◆ Exercise goal
Print the listing as it stands, omitting all images.

◆ Given information
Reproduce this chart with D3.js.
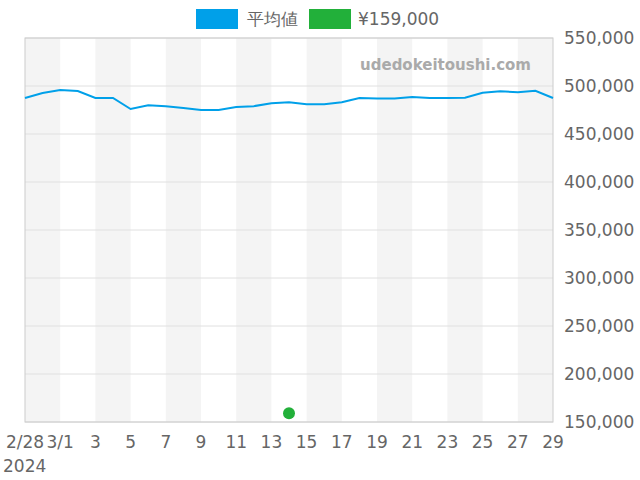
<!DOCTYPE html><html><head><meta charset="utf-8"><script src="https://cdn.jsdelivr.net/npm/d3@7"></script>
<style>body{margin:0;background:#fff}text{font-family:"DejaVu Sans",sans-serif}</style></head><body><svg width="640" height="480"></svg>
<script>
const dates=["2024-02-28","2024-02-29","2024-03-01","2024-03-02","2024-03-03","2024-03-04","2024-03-05","2024-03-06","2024-03-07","2024-03-08","2024-03-09","2024-03-10","2024-03-11","2024-03-12","2024-03-13","2024-03-14","2024-03-15","2024-03-16","2024-03-17","2024-03-18","2024-03-19","2024-03-20","2024-03-21","2024-03-22","2024-03-23","2024-03-24","2024-03-25","2024-03-26","2024-03-27","2024-03-28","2024-03-29"];
const avg=[487500,492700,495800,494800,487500,487500,476000,480000,479000,477000,475000,475000,478000,479000,482000,483000,481000,481000,483000,487500,487000,487000,488500,487500,487500,487800,493000,494500,493500,495000,487500];
const pointDate="2024-03-14", pointVal=159000;
const yTicks=[150000,200000,250000,300000,350000,400000,450000,500000,550000];
const xLabels=["2/28","3/1","3","5","7","9","11","13","15","17","19","21","23","25","27","29"];
const p=d3.timeParse("%Y-%m-%d");
const svg=d3.select("svg");
const L=25,R=553,T=38,B=422;
const x=d3.scaleTime().domain([p(dates[0]),p(dates[dates.length-1])]).range([L,R]);
const y=d3.scaleLinear().domain([150000,550000]).range([B,T]);
for(let i=0;i<dates.length-1;i+=4){
  const a=p(dates[i]), b=p(dates[Math.min(i+2,dates.length-1)]);
  svg.append("rect").attr("x",x(a)).attr("y",T).attr("width",x(b)-x(a)).attr("height",B-T).attr("fill","#f4f4f4");
}
yTicks.forEach(t=>svg.append("line").attr("x1",L).attr("x2",R).attr("y1",y(t)).attr("y2",y(t)).attr("stroke","#e0e0e0"));
svg.append("rect").attr("x",L).attr("y",T).attr("width",R-L).attr("height",B-T).attr("fill","none").attr("stroke","#ccc");
yTicks.forEach(t=>svg.append("text").attr("x",R+11).attr("y",y(t)+6).attr("font-size",17).attr("fill","#666").text(d3.format(",")(t)));
const tickDates=[0,2,4,6,8,10,12,14,16,18,20,22,24,26,28,30];
tickDates.forEach((i,k)=>{
  svg.append("text").attr("x",x(p(dates[i]))).attr("y",448).attr("text-anchor","middle").attr("font-size",17).attr("fill","#666").text(xLabels[k]);
});
svg.append("text").attr("x",3).attr("y",472).attr("font-size",17).attr("fill","#666").text("2024");
svg.append("path").datum(avg).attr("fill","none").attr("stroke","#00a0e9").attr("stroke-width",2)
 .attr("d",d3.line().x((d,i)=>x(p(dates[i]))).y(d=>y(d)));
svg.append("circle").attr("cx",x(p(pointDate))).attr("cy",y(pointVal)).attr("r",6).attr("fill","#22b03a");
svg.append("text").attr("x",531).attr("y",70).attr("text-anchor","end").attr("font-size",15).attr("font-weight","bold").attr("fill","#aaa").text("udedokeitoushi.com");
svg.append("rect").attr("x",196).attr("y",9).attr("width",42).attr("height",20).attr("fill","#00a0e9");
svg.append("text").attr("x",247).attr("y",25).attr("font-size",17).attr("fill","#666").attr("font-family","Noto Sans CJK JP").text("平均値");
svg.append("rect").attr("x",309).attr("y",9).attr("width",42).attr("height",20).attr("fill","#22b03a");
svg.append("text").attr("x",358).attr("y",25).attr("font-size",17).attr("fill","#666").text("¥159,000");
</script></body></html>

◆ Correct answer
Reproduce this chart with D3.js.
<!DOCTYPE html><html><head><meta charset="utf-8"><script src="https://cdn.jsdelivr.net/npm/d3@7"></script>
<style>body{margin:0;background:#fff}text{font-family:"DejaVu Sans",sans-serif}</style></head><body><svg width="640" height="480"></svg>
<script>
const dates=["2024-02-28","2024-02-29","2024-03-01","2024-03-02","2024-03-03","2024-03-04","2024-03-05","2024-03-06","2024-03-07","2024-03-08","2024-03-09","2024-03-10","2024-03-11","2024-03-12","2024-03-13","2024-03-14","2024-03-15","2024-03-16","2024-03-17","2024-03-18","2024-03-19","2024-03-20","2024-03-21","2024-03-22","2024-03-23","2024-03-24","2024-03-25","2024-03-26","2024-03-27","2024-03-28","2024-03-29"];
const avg=[487500,492700,495800,494800,487500,487500,476000,480000,479000,477000,475000,475000,478000,479000,482000,483000,481000,481000,483000,487500,487000,487000,488500,487500,487500,487800,493000,494500,493500,495000,487500];
const pointDate="2024-03-14", pointVal=159000;
const yTicks=[150000,200000,250000,300000,350000,400000,450000,500000,550000];
const xLabels=["2/28","3/1","3","5","7","9","11","13","15","17","19","21","23","25","27","29"];
const p=d3.timeParse("%Y-%m-%d");
const svg=d3.select("svg");
const L=25,R=553,T=38,B=422;
const x=d3.scaleTime().domain([p(dates[0]),p(dates[dates.length-1])]).range([L,R]);
const y=d3.scaleLinear().domain([150000,550000]).range([B,T]);
for(let i=0;i<dates.length-1;i+=4){
  const a=p(dates[i]), b=p(dates[Math.min(i+2,dates.length-1)]);
  svg.append("rect").attr("x",x(a)).attr("y",T).attr("width",x(b)-x(a)).attr("height",B-T).attr("fill","#f4f4f4");
}
yTicks.forEach(t=>svg.append("line").attr("x1",L).attr("x2",R).attr("y1",y(t)).attr("y2",y(t)).attr("stroke","#e0e0e0"));
svg.append("rect").attr("x",L).attr("y",T).attr("width",R-L).attr("height",B-T).attr("fill","none").attr("stroke","#ccc");
yTicks.forEach(t=>svg.append("text").attr("x",R+11).attr("y",y(t)+6).attr("font-size",17).attr("fill","#666").text(d3.format(",")(t)));
const tickDates=[0,2,4,6,8,10,12,14,16,18,20,22,24,26,28,30];
tickDates.forEach((i,k)=>{
  svg.append("text").attr("x",x(p(dates[i]))).attr("y",448).attr("text-anchor","middle").attr("font-size",17).attr("fill","#666").text(xLabels[k]);
});
svg.append("text").attr("x",3).attr("y",472).attr("font-size",17).attr("fill","#666").text("2024");
svg.append("path").datum(avg).attr("fill","none").attr("stroke","#00a0e9").attr("stroke-width",2)
 .attr("d",d3.line().x((d,i)=>x(p(dates[i]))).y(d=>y(d)));
svg.append("circle").attr("cx",x(p(pointDate))).attr("cy",y(pointVal)).attr("r",6).attr("fill","#22b03a");
svg.append("text").attr("x",531).attr("y",70).attr("text-anchor","end").attr("font-size",15).attr("font-weight","bold").attr("fill","#aaa").text("udedokeitoushi.com");
svg.append("rect").attr("x",196).attr("y",9).attr("width",42).attr("height",20).attr("fill","#00a0e9");
svg.append("text").attr("x",247).attr("y",25).attr("font-size",17).attr("fill","#666").attr("font-family","Noto Sans CJK JP").text("平均値");
svg.append("rect").attr("x",309).attr("y",9).attr("width",42).attr("height",20).attr("fill","#22b03a");
svg.append("text").attr("x",358).attr("y",25).attr("font-size",17).attr("fill","#666").text("¥159,000");
</script></body></html>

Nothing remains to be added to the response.